When editing my pictures I usually know what look I want for a given picture – and how to get there – and very often I use a preset I like as starting point. To be honest: I don’t really care about subtle color differences. Most of my pictures are being viewed on all kinds of screens having different calibration, brightness, gamma, tonal range and so on. The differences between these various viewing devices are often significantly bigger than those between different profiles, so one could argue I am not really the target audience for the Basic Profiles.
If you are a product or fashion photographer your view on this may be vastly different though.

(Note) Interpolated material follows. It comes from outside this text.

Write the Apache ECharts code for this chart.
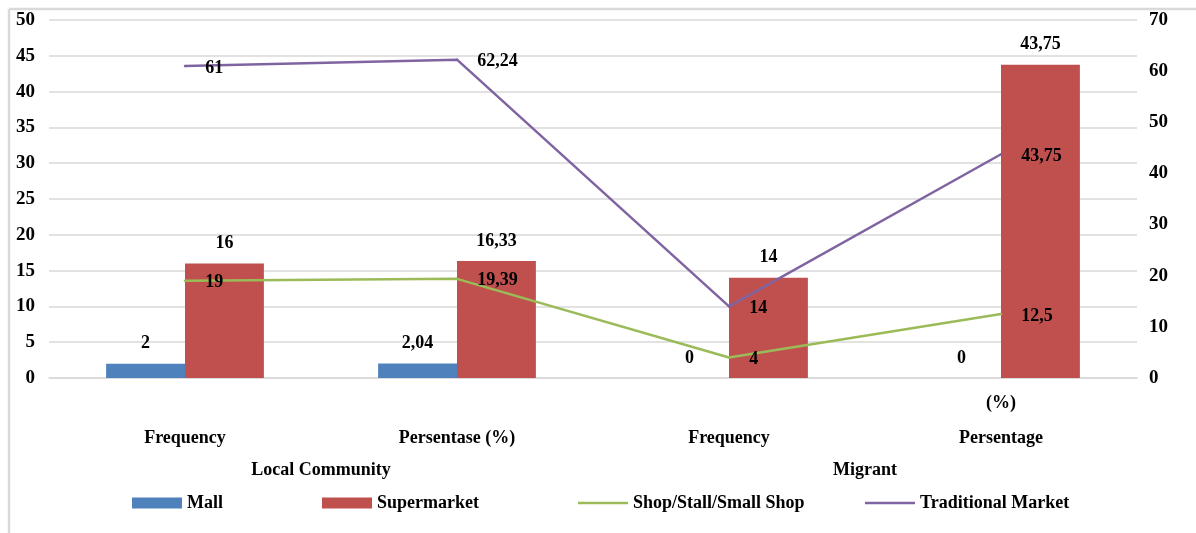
<!DOCTYPE html>
<html>
<head>
<meta charset="utf-8">
<script src="https://cdn.jsdelivr.net/npm/echarts@6/dist/echarts.min.js"></script>
<style>
  html, body { margin: 0; padding: 0; background: #fff; }
  #chart { width: 1196px; height: 533px; }
</style>
</head>
<body>
<div id="chart"></div>
<script>
// Shopping places by respondent group
const categories = ['Frequency', 'Persentase (%)', 'Frequency', 'Persentage (%)'];
const groups = ['Local Community', 'Migrant'];
const seriesNames = ['Mall', 'Supermarket', 'Shop/Stall/Small Shop', 'Traditional Market'];
const mall = [2, 2.04, 0, 0];
const supermarket = [16, 16.33, 14, 43.75];
const shopStall = [19, 19.39, 4, 12.5];
const traditionalMarket = [61, 62.24, 14, 43.75];

const FONT = '"Liberation Serif", "Times New Roman", serif';
const comma = v => String(v).replace('.', ',');
const baseText = { fontFamily: FONT, fontWeight: 'bold', color: '#000' };
const lineIcon = 'path://M0 0H46V2.5H0Z';

// one legend block per series so each entry sits in its own column
const legendLeft = [132, 322, 578, 865];
const legendIcons = ['rect', 'rect', lineIcon, lineIcon];
const legends = seriesNames.map((name, i) => ({
  left: legendLeft[i],
  top: 494,
  padding: 0,
  itemWidth: 50,
  itemHeight: 11,
  textStyle: Object.assign({ fontSize: 18 }, baseText),
  data: [{ name: name, icon: legendIcons[i] }]
}));

const chart = echarts.init(document.getElementById('chart'));

chart.setOption({
  animation: false,
  backgroundColor: '#fff',
  graphic: [
    { type: 'line', shape: { x1: 9, y1: 9, x2: 1196, y2: 9 }, style: { stroke: '#d9d9d9', lineWidth: 2.5 } },
    { type: 'line', shape: { x1: 9, y1: 9, x2: 9, y2: 533 }, style: { stroke: '#d9d9d9', lineWidth: 2.5 } }
  ],
  grid: { left: 49, right: 59, top: 20, bottom: 155 },
  legend: legends,
  xAxis: [
    {
      type: 'category',
      data: categories,
      axisLine: { show: true, lineStyle: { color: '#d9d9d9', width: 1.5 } },
      axisTick: { show: false },
      axisLabel: Object.assign({
        fontSize: 18,
        lineHeight: 17.5,
        margin: 17,
        formatter: name => name === 'Persentage (%)' ? '(%)\n\nPersentage' : '\n\n' + name
      }, baseText)
    },
    {
      type: 'category',
      data: groups,
      position: 'bottom',
      axisLine: { show: false },
      axisTick: { show: false },
      axisLabel: Object.assign({ fontSize: 18, margin: 83 }, baseText)
    }
  ],
  yAxis: [
    {
      type: 'value',
      min: 0, max: 50, interval: 5,
      axisLine: { show: false },
      axisTick: { show: false },
      splitLine: { lineStyle: { color: '#d9d9d9', width: 1.5 } },
      axisLabel: Object.assign({ fontSize: 19, margin: 14 }, baseText)
    },
    {
      type: 'value',
      min: 0, max: 70, interval: 10,
      axisLine: { show: false },
      axisTick: { show: false },
      splitLine: { show: false },
      axisLabel: Object.assign({ fontSize: 19, margin: 12 }, baseText)
    }
  ],
  series: [
    {
      name: seriesNames[0], type: 'bar', data: mall,
      barGap: '0%', barCategoryGap: '42%',
      itemStyle: { color: '#4f81bd' },
      label: Object.assign({ show: true, position: 'top', distance: 11, fontSize: 18, formatter: p => comma(p.value) }, baseText)
    },
    {
      name: seriesNames[1], type: 'bar', data: supermarket,
      barGap: '0%', barCategoryGap: '42%',
      itemStyle: { color: '#c0504d' },
      label: Object.assign({ show: true, position: 'top', distance: 11, fontSize: 18, formatter: p => comma(p.value) }, baseText)
    },
    {
      name: seriesNames[2], type: 'line', yAxisIndex: 1, data: shopStall,
      symbol: 'circle', symbolSize: 2.5,
      lineStyle: { color: '#9bbb59', width: 2.5 },
      itemStyle: { color: '#9bbb59' },
      label: Object.assign({ show: true, position: 'right', distance: 19, offset: [0, 2], fontSize: 18, formatter: p => comma(p.value) }, baseText),
      z: 3
    },
    {
      name: seriesNames[3], type: 'line', yAxisIndex: 1, data: traditionalMarket,
      symbol: 'circle', symbolSize: 2.5,
      lineStyle: { color: '#8064a2', width: 2.5 },
      itemStyle: { color: '#8064a2' },
      label: Object.assign({ show: true, position: 'right', distance: 19, offset: [0, 2], fontSize: 18, formatter: p => comma(p.value) }, baseText),
      z: 3
    }
  ]
});
</script>
</body>
</html>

Nevertheless, where the difference isn’t subtle is with bright artificial light sources in the frame, especially red ones. These days, whenever I have a picture like that, I first check if those highlights have more/better color information and are closer to what the scene looked like to me, when using the Cobalt profiles.
Due to the short supply of film these days, the only films where I could compare actual analogue pictures to the profiles included in the Kodak film emulation pack are Gold 200 and Portra 160 (yet). The profiles are not a bad starting point to get a look close to those films, but there is definitely some additional post processing work to be done after applying them – at least when comparing those files to the scans I receive from my films.
With the digital emulation packs the situation is similar and at the end of the day – and this might not be what you want to hear – I think you have to try for yourself, which profiles and presets work best for your workflow. And also if you are chasing after an exact replication of something, or just a look you like.